**Required work**
Below is a block of records. Copy every line in it that contains the word "page".

**Record extracts**
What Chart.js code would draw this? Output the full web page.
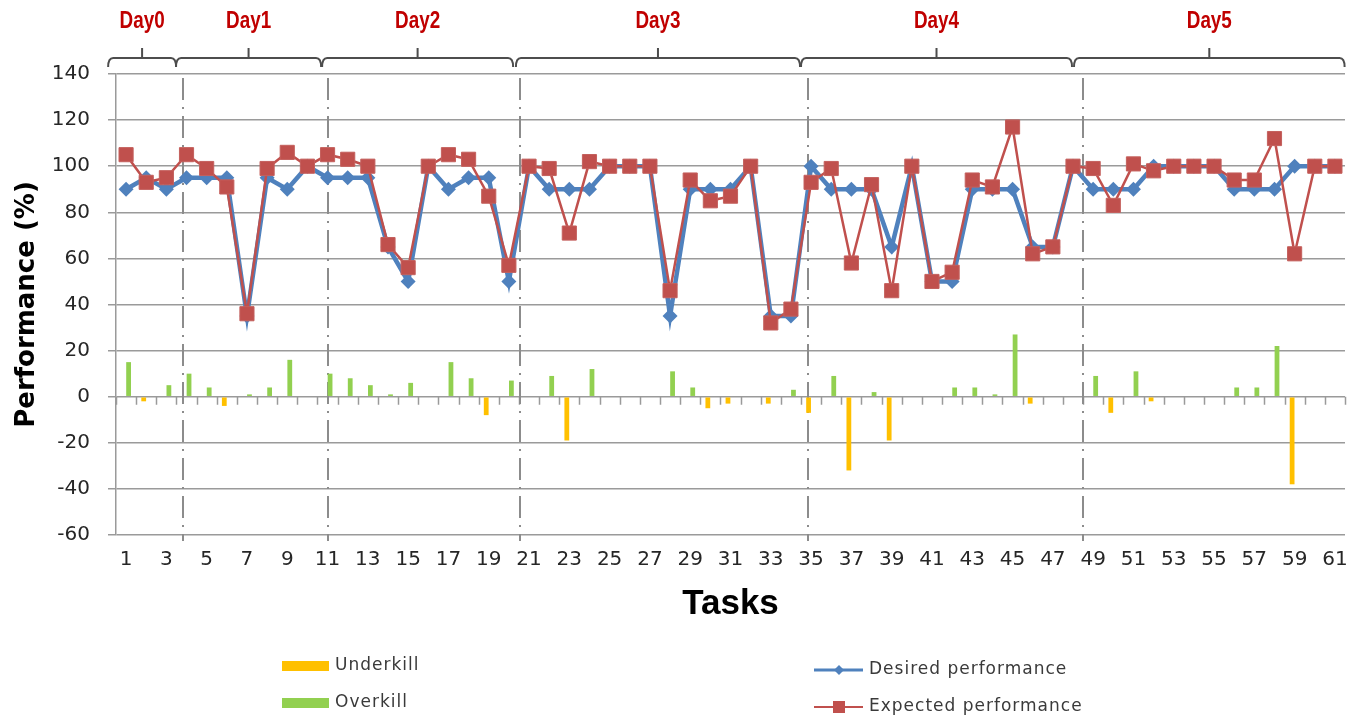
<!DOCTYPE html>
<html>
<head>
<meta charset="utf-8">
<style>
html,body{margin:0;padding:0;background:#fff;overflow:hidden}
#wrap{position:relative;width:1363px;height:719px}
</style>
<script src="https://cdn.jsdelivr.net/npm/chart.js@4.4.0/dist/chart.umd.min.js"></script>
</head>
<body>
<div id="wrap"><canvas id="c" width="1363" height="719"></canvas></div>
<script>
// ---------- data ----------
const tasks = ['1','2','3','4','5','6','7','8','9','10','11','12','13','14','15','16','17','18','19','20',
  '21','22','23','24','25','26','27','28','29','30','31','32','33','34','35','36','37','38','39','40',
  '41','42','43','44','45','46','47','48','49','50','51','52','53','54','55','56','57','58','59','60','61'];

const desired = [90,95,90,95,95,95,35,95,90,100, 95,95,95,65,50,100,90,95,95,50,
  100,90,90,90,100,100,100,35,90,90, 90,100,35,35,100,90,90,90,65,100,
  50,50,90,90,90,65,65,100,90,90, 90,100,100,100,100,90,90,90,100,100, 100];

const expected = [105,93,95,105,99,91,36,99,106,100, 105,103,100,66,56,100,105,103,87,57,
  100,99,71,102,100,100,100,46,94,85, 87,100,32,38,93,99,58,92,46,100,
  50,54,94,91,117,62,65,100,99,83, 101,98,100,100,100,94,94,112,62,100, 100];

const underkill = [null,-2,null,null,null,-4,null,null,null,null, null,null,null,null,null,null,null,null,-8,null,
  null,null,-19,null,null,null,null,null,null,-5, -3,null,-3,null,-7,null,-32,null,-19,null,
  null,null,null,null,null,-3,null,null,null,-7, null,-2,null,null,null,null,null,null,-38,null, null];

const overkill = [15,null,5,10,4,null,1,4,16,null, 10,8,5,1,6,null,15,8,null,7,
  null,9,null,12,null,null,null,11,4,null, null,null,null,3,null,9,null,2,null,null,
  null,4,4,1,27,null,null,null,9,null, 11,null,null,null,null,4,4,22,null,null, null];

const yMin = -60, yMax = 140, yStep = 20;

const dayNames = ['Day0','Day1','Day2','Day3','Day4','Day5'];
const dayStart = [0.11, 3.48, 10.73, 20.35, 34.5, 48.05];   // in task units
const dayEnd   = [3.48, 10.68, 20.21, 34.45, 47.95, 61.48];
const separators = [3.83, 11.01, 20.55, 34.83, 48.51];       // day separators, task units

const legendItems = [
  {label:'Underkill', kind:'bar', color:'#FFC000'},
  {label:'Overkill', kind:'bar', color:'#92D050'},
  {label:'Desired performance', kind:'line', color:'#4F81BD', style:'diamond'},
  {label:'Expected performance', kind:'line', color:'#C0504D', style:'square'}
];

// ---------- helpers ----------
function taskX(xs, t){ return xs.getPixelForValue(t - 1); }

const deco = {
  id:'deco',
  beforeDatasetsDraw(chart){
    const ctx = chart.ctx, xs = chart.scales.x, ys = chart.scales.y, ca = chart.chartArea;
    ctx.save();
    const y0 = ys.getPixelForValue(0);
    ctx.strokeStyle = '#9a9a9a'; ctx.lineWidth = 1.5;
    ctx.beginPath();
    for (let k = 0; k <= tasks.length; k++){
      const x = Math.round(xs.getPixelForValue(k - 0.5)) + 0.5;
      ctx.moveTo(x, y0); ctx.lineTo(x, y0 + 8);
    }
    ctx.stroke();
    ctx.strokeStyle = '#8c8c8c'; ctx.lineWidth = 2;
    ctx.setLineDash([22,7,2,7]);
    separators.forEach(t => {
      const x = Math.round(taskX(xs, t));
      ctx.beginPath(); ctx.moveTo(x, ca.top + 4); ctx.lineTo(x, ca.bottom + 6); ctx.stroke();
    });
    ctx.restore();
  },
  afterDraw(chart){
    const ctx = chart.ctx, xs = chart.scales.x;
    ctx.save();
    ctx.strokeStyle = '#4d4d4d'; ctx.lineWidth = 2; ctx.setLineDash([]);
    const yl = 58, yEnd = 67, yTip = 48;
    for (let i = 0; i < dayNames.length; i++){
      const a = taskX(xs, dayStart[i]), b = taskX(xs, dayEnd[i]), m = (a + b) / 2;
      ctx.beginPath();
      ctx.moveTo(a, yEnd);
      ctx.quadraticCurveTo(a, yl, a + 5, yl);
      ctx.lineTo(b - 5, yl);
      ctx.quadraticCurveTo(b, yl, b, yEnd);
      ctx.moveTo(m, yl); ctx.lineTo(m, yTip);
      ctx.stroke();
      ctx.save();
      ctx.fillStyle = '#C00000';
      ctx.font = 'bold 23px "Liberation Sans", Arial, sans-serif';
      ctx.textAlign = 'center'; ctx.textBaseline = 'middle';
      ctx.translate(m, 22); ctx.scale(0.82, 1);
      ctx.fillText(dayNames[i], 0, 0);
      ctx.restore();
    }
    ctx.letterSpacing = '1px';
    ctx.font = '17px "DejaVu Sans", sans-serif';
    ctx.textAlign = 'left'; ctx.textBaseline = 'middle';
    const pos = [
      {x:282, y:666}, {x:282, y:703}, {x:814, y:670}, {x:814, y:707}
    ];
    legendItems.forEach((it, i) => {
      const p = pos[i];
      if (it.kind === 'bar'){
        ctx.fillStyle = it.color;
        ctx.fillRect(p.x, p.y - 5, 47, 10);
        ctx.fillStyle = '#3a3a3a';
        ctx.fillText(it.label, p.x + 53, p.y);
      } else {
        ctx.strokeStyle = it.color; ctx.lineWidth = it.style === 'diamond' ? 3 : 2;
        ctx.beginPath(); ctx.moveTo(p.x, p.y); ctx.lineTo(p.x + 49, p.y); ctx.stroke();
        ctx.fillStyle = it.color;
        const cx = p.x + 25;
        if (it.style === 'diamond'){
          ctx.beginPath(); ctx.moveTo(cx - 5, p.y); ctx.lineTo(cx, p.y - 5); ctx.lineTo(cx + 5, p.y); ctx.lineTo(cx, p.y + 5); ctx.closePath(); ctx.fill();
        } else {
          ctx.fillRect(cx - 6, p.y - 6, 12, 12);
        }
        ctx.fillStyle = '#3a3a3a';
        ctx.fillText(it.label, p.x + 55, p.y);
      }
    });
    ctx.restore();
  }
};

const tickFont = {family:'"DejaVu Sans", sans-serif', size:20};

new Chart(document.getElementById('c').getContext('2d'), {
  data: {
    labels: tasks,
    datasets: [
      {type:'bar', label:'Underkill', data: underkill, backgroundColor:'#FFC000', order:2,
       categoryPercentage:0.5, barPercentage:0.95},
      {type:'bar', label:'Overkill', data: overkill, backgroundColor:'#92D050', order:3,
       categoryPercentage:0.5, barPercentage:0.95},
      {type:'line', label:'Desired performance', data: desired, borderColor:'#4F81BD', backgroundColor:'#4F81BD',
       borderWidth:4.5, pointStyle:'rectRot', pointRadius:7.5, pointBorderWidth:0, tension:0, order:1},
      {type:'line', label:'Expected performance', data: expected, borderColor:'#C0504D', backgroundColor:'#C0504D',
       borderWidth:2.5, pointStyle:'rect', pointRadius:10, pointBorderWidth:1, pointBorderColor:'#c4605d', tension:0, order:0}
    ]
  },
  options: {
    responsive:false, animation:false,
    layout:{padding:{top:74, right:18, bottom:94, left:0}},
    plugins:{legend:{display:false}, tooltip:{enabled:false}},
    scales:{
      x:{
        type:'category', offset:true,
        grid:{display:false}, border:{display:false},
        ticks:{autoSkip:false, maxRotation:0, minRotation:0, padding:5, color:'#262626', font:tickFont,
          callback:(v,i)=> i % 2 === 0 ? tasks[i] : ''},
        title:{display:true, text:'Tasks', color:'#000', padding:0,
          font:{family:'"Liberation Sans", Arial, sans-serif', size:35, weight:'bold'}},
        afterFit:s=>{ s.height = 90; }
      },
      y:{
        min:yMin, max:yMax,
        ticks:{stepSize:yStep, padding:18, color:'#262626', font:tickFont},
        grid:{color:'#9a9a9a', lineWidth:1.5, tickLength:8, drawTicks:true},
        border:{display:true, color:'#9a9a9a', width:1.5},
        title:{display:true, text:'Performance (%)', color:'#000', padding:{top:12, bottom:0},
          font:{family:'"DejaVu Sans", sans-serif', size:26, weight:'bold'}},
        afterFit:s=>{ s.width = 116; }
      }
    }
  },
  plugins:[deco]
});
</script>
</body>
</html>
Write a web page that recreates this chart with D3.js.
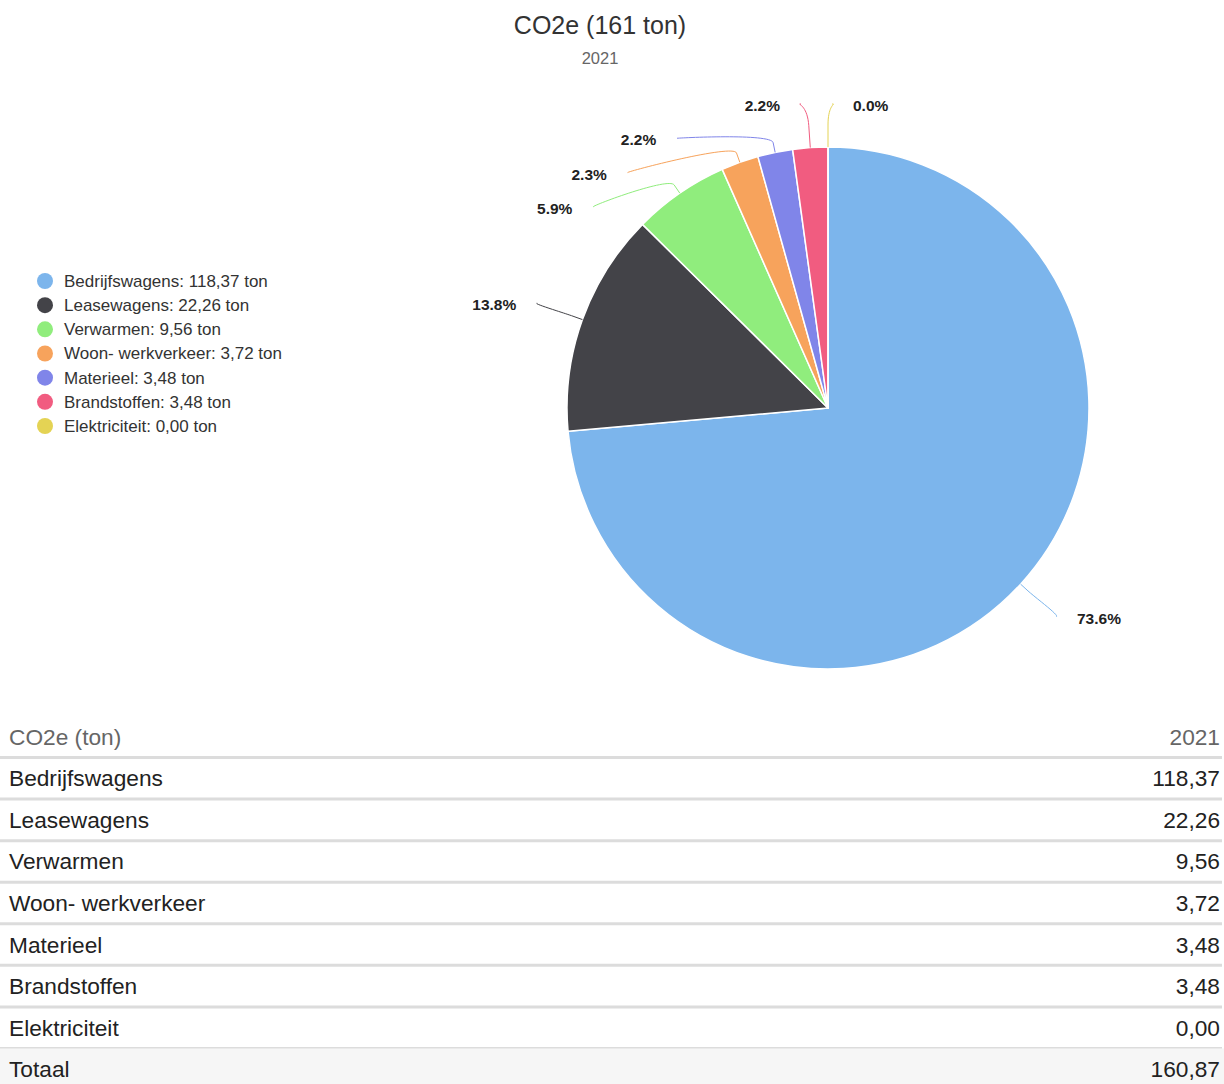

**Answer for the task**
What Chart.js code would draw this? Output the full web page.
Write a web page that recreates this chart with D3.js.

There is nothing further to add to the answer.